By Canon Chris Palmer
make the door of this house wide enough
to receive all who need human love and fellowship,
and narrow enough to shut out
all envy, pride and strife.
Make its threshold smooth enough
to be no stumbling-block to children,
or to straying feet,
but rugged enough
to turn back the tempter’s power.
O God, make the door of this house
a gateway to thine eternal kingdom.
This beautiful prayer of Bishop Thomas Ken – bishop of Bath and Wells in the late 17th century – sums up our hopes and aspirations for our cathedral, to be a place of hospitality and welcome, a holy place that invites people in, whilst keeping out what divides or lures us down destructive paths.
This is a challenge as we head into a second lockdown. The temptation is to see only the ‘closure’: no sightseeing, no public worship, and no hospitality. Happily, we are able to stay open for individual prayer, and for this period the ‘threshold’ becomes smoother in one sense, because we don’t charge people to come to pray.
But the prayer, of course, is a prayer about our attitude. And God answers it less in the opening hours of the cathedral and more in the openness of the people of God to all who seek this grace. Lockdown requires us to ‘receive all who need human love and fellowship’ in a different way, online, on the phone, from a distance. Perhaps it also causes us to notice our ‘envy, pride and strife’ and calls us to self-examination and repentance, so that we may receive forgiveness for these.

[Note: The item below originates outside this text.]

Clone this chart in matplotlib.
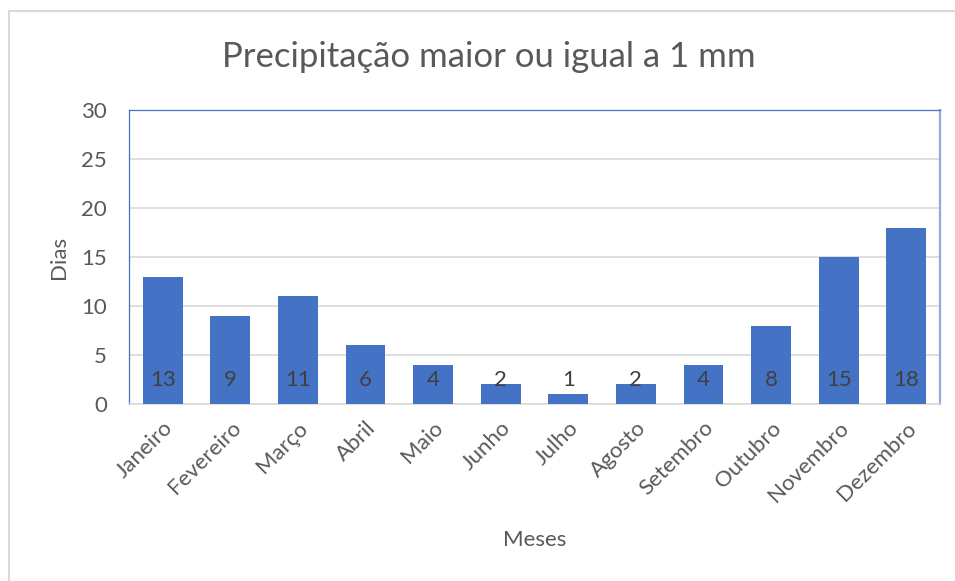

In other words, the working out of this prayer is not on hold for this month of additional restrictions; it is still the adventure and opportunity to which God calls during lockdown.
The final line of the prayer takes us a step further: ‘make it a gateway to thine eternal kingdom.’ The real invitation is to enter into God’s kingdom and acknowledge the kingship of God. When we catastrophize the current situation, we risk denying God’s kingdom. But God’s gracious work of forgiveness, justice, and peace are in no way diminished; God is no less King and Lord because of lockdown or coronavirus – or any other trouble.
There may be a lockdown, but the gates of God’s kingdom are never locked. And as the people of God, our lives should speak of the openness and invitation that God continues to offer. The grace of God’s kingdom figures more largely for us than the traumas of the earthly realm. This doesn’t take us out of the world or cause us to disengage from everyday matters. On the contrary to live with the hope and joy of God in our daily lives begins to transform the communities in which God sets us. As St Augustine of Hippo argues in his monumental work, The City of God, the best way to be good citizens on earth is to know ourselves to be citizens of heaven.